# EXERCISE PROMPT
Produce an exact transcription of the listing below, omitting the pictures.

§ §

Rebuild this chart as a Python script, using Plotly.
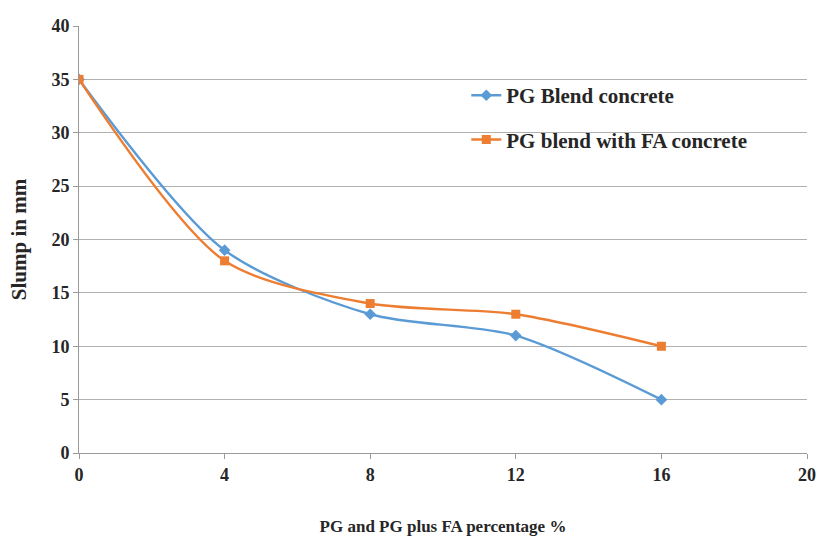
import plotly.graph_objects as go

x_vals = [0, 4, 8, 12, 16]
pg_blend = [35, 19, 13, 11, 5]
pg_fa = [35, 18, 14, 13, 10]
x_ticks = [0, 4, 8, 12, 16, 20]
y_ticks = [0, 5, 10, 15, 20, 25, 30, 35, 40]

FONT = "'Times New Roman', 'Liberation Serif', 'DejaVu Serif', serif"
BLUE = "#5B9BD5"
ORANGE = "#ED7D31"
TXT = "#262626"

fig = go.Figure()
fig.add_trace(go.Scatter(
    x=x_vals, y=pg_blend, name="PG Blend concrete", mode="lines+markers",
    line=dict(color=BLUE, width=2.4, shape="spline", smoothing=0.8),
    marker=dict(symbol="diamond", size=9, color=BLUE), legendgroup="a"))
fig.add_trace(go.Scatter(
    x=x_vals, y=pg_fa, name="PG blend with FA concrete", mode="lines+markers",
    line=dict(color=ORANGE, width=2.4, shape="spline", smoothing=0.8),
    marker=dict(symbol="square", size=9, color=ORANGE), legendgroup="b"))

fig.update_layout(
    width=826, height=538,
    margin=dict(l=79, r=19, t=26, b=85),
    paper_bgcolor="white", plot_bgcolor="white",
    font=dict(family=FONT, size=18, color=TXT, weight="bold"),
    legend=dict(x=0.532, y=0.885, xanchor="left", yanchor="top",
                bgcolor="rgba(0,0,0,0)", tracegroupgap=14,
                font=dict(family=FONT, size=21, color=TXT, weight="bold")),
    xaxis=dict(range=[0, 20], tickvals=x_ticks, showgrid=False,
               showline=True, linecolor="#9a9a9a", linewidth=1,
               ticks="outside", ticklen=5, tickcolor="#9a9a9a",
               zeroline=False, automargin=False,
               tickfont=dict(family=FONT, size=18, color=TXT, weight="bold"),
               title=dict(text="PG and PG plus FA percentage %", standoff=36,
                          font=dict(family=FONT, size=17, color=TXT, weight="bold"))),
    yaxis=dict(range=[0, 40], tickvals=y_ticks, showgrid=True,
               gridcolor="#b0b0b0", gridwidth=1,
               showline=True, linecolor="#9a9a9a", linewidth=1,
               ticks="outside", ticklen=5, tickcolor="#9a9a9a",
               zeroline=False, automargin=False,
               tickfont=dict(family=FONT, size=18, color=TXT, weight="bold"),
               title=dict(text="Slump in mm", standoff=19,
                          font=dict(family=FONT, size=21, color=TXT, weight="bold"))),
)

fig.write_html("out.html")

§ §

# THE REPLY
Rebuild this chart as a Python script, using Plotly.
import plotly.graph_objects as go

x_vals = [0, 4, 8, 12, 16]
pg_blend = [35, 19, 13, 11, 5]
pg_fa = [35, 18, 14, 13, 10]
x_ticks = [0, 4, 8, 12, 16, 20]
y_ticks = [0, 5, 10, 15, 20, 25, 30, 35, 40]

FONT = "'Times New Roman', 'Liberation Serif', 'DejaVu Serif', serif"
BLUE = "#5B9BD5"
ORANGE = "#ED7D31"
TXT = "#262626"

fig = go.Figure()
fig.add_trace(go.Scatter(
    x=x_vals, y=pg_blend, name="PG Blend concrete", mode="lines+markers",
    line=dict(color=BLUE, width=2.4, shape="spline", smoothing=0.8),
    marker=dict(symbol="diamond", size=9, color=BLUE), legendgroup="a"))
fig.add_trace(go.Scatter(
    x=x_vals, y=pg_fa, name="PG blend with FA concrete", mode="lines+markers",
    line=dict(color=ORANGE, width=2.4, shape="spline", smoothing=0.8),
    marker=dict(symbol="square", size=9, color=ORANGE), legendgroup="b"))

fig.update_layout(
    width=826, height=538,
    margin=dict(l=79, r=19, t=26, b=85),
    paper_bgcolor="white", plot_bgcolor="white",
    font=dict(family=FONT, size=18, color=TXT, weight="bold"),
    legend=dict(x=0.532, y=0.885, xanchor="left", yanchor="top",
                bgcolor="rgba(0,0,0,0)", tracegroupgap=14,
                font=dict(family=FONT, size=21, color=TXT, weight="bold")),
    xaxis=dict(range=[0, 20], tickvals=x_ticks, showgrid=False,
               showline=True, linecolor="#9a9a9a", linewidth=1,
               ticks="outside", ticklen=5, tickcolor="#9a9a9a",
               zeroline=False, automargin=False,
               tickfont=dict(family=FONT, size=18, color=TXT, weight="bold"),
               title=dict(text="PG and PG plus FA percentage %", standoff=36,
                          font=dict(family=FONT, size=17, color=TXT, weight="bold"))),
    yaxis=dict(range=[0, 40], tickvals=y_ticks, showgrid=True,
               gridcolor="#b0b0b0", gridwidth=1,
               showline=True, linecolor="#9a9a9a", linewidth=1,
               ticks="outside", ticklen=5, tickcolor="#9a9a9a",
               zeroline=False, automargin=False,
               tickfont=dict(family=FONT, size=18, color=TXT, weight="bold"),
               title=dict(text="Slump in mm", standoff=19,
                          font=dict(family=FONT, size=21, color=TXT, weight="bold"))),
)

fig.write_html("out.html")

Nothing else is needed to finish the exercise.